▸ **Exercise goal**:
Set down the lines from the one containing "Clone this chart in seaborn and matplotlib." to the one containing "clip_on=False, zorder=4)", both lines included, exactly as they stand and with no other lines.

▸ **Extracted information**:
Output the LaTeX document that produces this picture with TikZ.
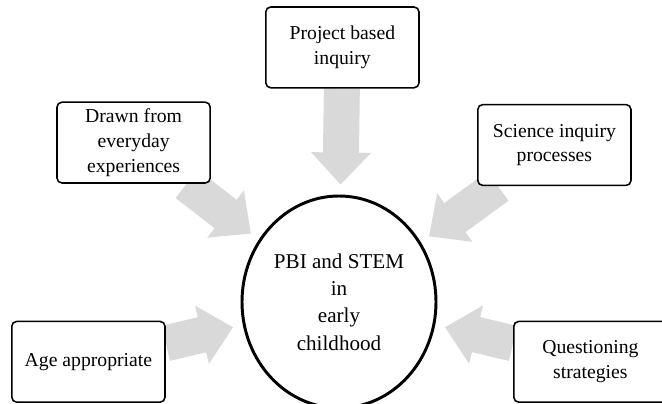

==

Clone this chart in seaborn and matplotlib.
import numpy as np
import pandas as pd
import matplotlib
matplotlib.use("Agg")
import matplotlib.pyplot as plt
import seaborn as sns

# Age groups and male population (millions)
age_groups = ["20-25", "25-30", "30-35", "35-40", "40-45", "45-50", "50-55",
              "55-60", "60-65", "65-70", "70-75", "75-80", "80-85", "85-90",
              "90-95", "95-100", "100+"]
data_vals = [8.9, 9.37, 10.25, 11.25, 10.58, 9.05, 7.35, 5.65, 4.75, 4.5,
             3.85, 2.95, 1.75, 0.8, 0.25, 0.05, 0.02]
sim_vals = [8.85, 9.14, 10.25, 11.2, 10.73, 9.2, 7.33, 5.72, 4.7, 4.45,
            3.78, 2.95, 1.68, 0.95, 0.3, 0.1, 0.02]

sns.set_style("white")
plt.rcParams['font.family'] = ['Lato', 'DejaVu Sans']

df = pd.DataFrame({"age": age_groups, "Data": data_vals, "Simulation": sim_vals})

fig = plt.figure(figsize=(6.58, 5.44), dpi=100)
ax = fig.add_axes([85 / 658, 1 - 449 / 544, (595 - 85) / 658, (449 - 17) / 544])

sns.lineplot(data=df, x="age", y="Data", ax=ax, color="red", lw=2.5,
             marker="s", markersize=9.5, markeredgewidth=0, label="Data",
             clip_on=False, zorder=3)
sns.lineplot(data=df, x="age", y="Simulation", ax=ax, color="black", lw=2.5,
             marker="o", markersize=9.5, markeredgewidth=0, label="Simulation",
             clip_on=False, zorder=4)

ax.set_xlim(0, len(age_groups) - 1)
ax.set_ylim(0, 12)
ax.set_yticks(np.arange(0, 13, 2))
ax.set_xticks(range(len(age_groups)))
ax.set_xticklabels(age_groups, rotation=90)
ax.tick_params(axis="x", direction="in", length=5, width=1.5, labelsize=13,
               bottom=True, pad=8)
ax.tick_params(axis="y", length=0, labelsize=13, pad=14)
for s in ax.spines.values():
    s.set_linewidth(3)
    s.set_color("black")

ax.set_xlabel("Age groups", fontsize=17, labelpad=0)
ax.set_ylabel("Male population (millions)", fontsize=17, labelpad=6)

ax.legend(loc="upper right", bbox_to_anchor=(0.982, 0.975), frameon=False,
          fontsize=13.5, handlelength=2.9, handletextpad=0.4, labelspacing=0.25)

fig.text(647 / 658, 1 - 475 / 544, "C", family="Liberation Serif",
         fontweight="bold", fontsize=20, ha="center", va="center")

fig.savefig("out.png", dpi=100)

▸ **Result for this exercise**:
Clone this chart in seaborn and matplotlib.
import numpy as np
import pandas as pd
import matplotlib
matplotlib.use("Agg")
import matplotlib.pyplot as plt
import seaborn as sns

# Age groups and male population (millions)
age_groups = ["20-25", "25-30", "30-35", "35-40", "40-45", "45-50", "50-55",
              "55-60", "60-65", "65-70", "70-75", "75-80", "80-85", "85-90",
              "90-95", "95-100", "100+"]
data_vals = [8.9, 9.37, 10.25, 11.25, 10.58, 9.05, 7.35, 5.65, 4.75, 4.5,
             3.85, 2.95, 1.75, 0.8, 0.25, 0.05, 0.02]
sim_vals = [8.85, 9.14, 10.25, 11.2, 10.73, 9.2, 7.33, 5.72, 4.7, 4.45,
            3.78, 2.95, 1.68, 0.95, 0.3, 0.1, 0.02]

sns.set_style("white")
plt.rcParams['font.family'] = ['Lato', 'DejaVu Sans']

df = pd.DataFrame({"age": age_groups, "Data": data_vals, "Simulation": sim_vals})

fig = plt.figure(figsize=(6.58, 5.44), dpi=100)
ax = fig.add_axes([85 / 658, 1 - 449 / 544, (595 - 85) / 658, (449 - 17) / 544])

sns.lineplot(data=df, x="age", y="Data", ax=ax, color="red", lw=2.5,
             marker="s", markersize=9.5, markeredgewidth=0, label="Data",
             clip_on=False, zorder=3)
sns.lineplot(data=df, x="age", y="Simulation", ax=ax, color="black", lw=2.5,
             marker="o", markersize=9.5, markeredgewidth=0, label="Simulation",
             clip_on=False, zorder=4)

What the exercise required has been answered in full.